Participants discussed the challenges of developing effective violent extremism risk assessment tools, the evolution of sentence planning and management, and ways to align security and intelligence/information sharing measures to manage violent extremist offenders and radicalization with prevention, rehabilitation, and reintegration approaches.
Some key findings include:
- the need for stronger cross-agency and cross-services collaboration, trust building, and information sharing;
- the importance of tailored and responsive risk-reduction interventions that include a range of relevant actors beyond the prison service, such as family, friends, and gatekeepers;
- a strong necessity for adaptable and agile rehabilitation and reintegration strategies that adequately correspond to recipients’ needs and changing external circumstances;
- the importance of effective cross-border collaboration within Europe to share and learn from each other’s best practices in managing, rehabilitating, and reintegrating terrorism offenders.

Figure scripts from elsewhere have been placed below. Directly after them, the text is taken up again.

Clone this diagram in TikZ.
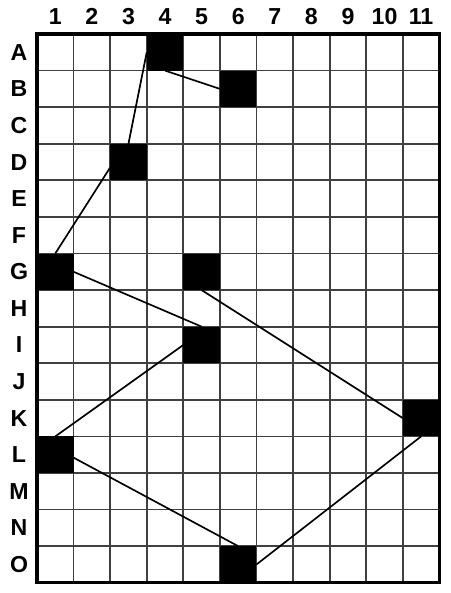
\documentclass[tikz,border=0pt]{standalone}
\usepackage{fontspec}
\setmainfont{Liberation Sans}
\begin{document}
\begin{tikzpicture}[x=1cm,y=1cm,
    sq/.style={fill=black,minimum size=1cm,inner sep=0pt,outer sep=0pt},
    lab/.style={font=\fontsize{18}{20}\selectfont\bfseries,inner sep=0pt},
    path/.style={line width=1.3pt,black}]
\useasboundingbox (-1.011,0.929) rectangle (11.29,-15.28);
\draw[line width=1.4pt,black!75] (0,-15) grid (11,0);
\draw[line width=2.4pt] (0,-15) rectangle (11,0);
\foreach \c in {1,...,11}
    \node[lab] (col\c) at (\c-0.5,0.48) {\c};
\foreach \r [count=\i] in {A,B,C,D,E,F,G,H,I,J,K,L,M,N,O}
    \node[lab] (row\r) at (-0.49,-\i+0.5) {\r};
\node[sq] (a4) at (3.5,-0.5) {};
\node[sq] (b6) at (5.5,-1.5) {};
\node[sq] (d3) at (2.5,-3.5) {};
\node[sq] (g1) at (0.5,-6.5) {};
\node[sq] (g5) at (4.5,-6.5) {};
\node[sq] (i5) at (4.5,-8.5) {};
\node[sq] (k11) at (10.5,-10.5) {};
\node[sq] (l1) at (0.5,-11.5) {};
\node[sq] (o6) at (5.5,-14.5) {};
\draw[path] (a4.west) -- (d3.north);
\draw[path] (a4.south) -- (b6.west);
\draw[path] ([yshift=-0.15cm]d3.west) -- (g1.north);
\draw[path] (g1.east) -- (i5.north);
\draw[path] (g5.south) -- (k11.west);
\draw[path] (i5.west) -- (l1.north);
\draw[path] ([yshift=-0.08cm]l1.east) -- (o6.north);
\draw[path] (o6.east) -- (k11.south);
\end{tikzpicture}
\end{document}
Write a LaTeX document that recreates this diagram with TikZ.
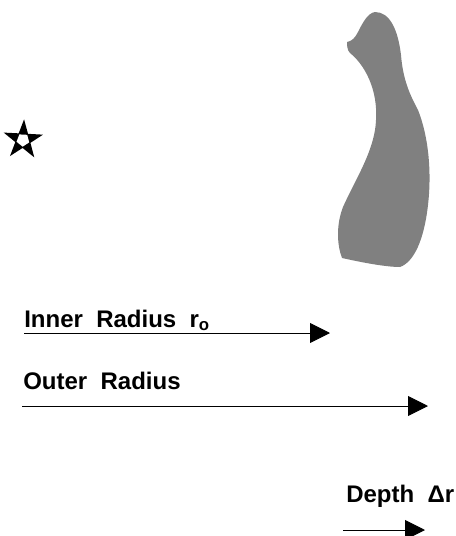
\documentclass[tikz,border=0pt]{standalone}
\usepackage{fontspec}
\setmainfont{Liberation Sans}
\usetikzlibrary{arrows.meta,shapes.geometric}
\definecolor{wallgray}{HTML}{808080}
\tikzset{
  lbl/.style   ={anchor=base west, inner sep=0pt, font=\fontsize{18}{21}\selectfont\bfseries},
  rarr/.style  ={-{Triangle[length=15pt,width=15pt]}, line width=0.7pt, black},
  wall/.style  ={fill=wallgray, draw=none},
}

\begin{document}
\begin{tikzpicture}[x=0.75pt, y=-0.75pt]
\useasboundingbox (0,0) rectangle (456,536);

% source point
\node[star, star points=5, star point ratio=2.6, minimum size=31pt, inner sep=0pt,
      fill=black, rotate=-3] (src) at (23,140) {};
\node[regular polygon, regular polygon sides=5, minimum size=10pt, inner sep=0pt,
      fill=white, rotate=177] (srcc) at (src.center) {};

% target body
\path[wall] (375,12) .. controls (390,12) and (398,30) .. (401,55)
  .. controls (403,80) and (410,95) .. (418,110)
  .. controls (428,135) and (432,170) .. (428,205)
  .. controls (424,240) and (414,262) .. (400,267)
  .. controls (385,267) and (360,262) .. (342,258)
  .. controls (337,245) and (336,225) .. (343,207)
  .. controls (355,180) and (375,150) .. (376,120)
  .. controls (378,90) and (365,65) .. (350,53)
  .. controls (347,50) and (347,45) .. (347,42)
  .. controls (352,41) and (355,38) .. (358,32)
  .. controls (363,22) and (368,13) .. (375,12) -- cycle;

% labels
\node[lbl] (inner) at (24,327) {Inner\ \ Radius\ \ r\textsubscript{o}};
\node[lbl] (outer) at (23,389) {Outer\ \ Radius};
\node[lbl] (depth) at (346,502) {Depth\ \ Δr};

% arrows
\coordinate (in0) at (24,333);
\coordinate (in1) at (330,333);
\coordinate (out0) at (22,406);
\coordinate (out1) at (428,406);
\coordinate (dp0) at (343,530);
\coordinate (dp1) at (425,530);
\draw[rarr] (in0) -- (in1);
\draw[rarr] (out0) -- (out1);
\draw[rarr] (dp0) -- (dp1);

\end{tikzpicture}
\end{document}
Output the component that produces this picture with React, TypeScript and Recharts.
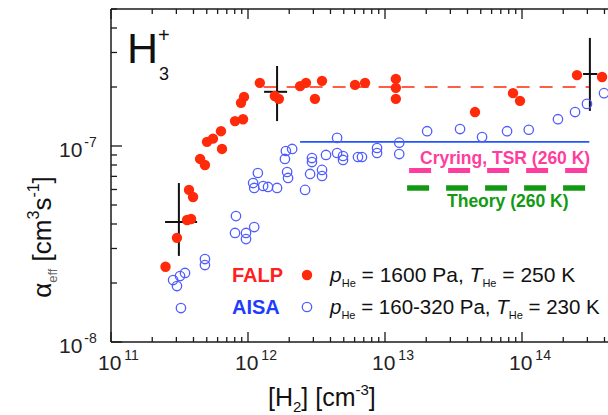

This workshop is part of the Global Center’s Countering Violent Extremism in Prisons (CVE-P) Program, which includes a series of targeted trainings, capacity building, and ongoing support for frontline prison officials such as prison wardens, officers, assessment and interventions staff, counselors, and religious leaders who work with terrorism offenders on a daily basis. The aim of the CVE-P Program is to help them become more competent and confident in managing this population and more effectively identifying, assessing, and addressing radicalization and recruitment to violent extremism in prisons.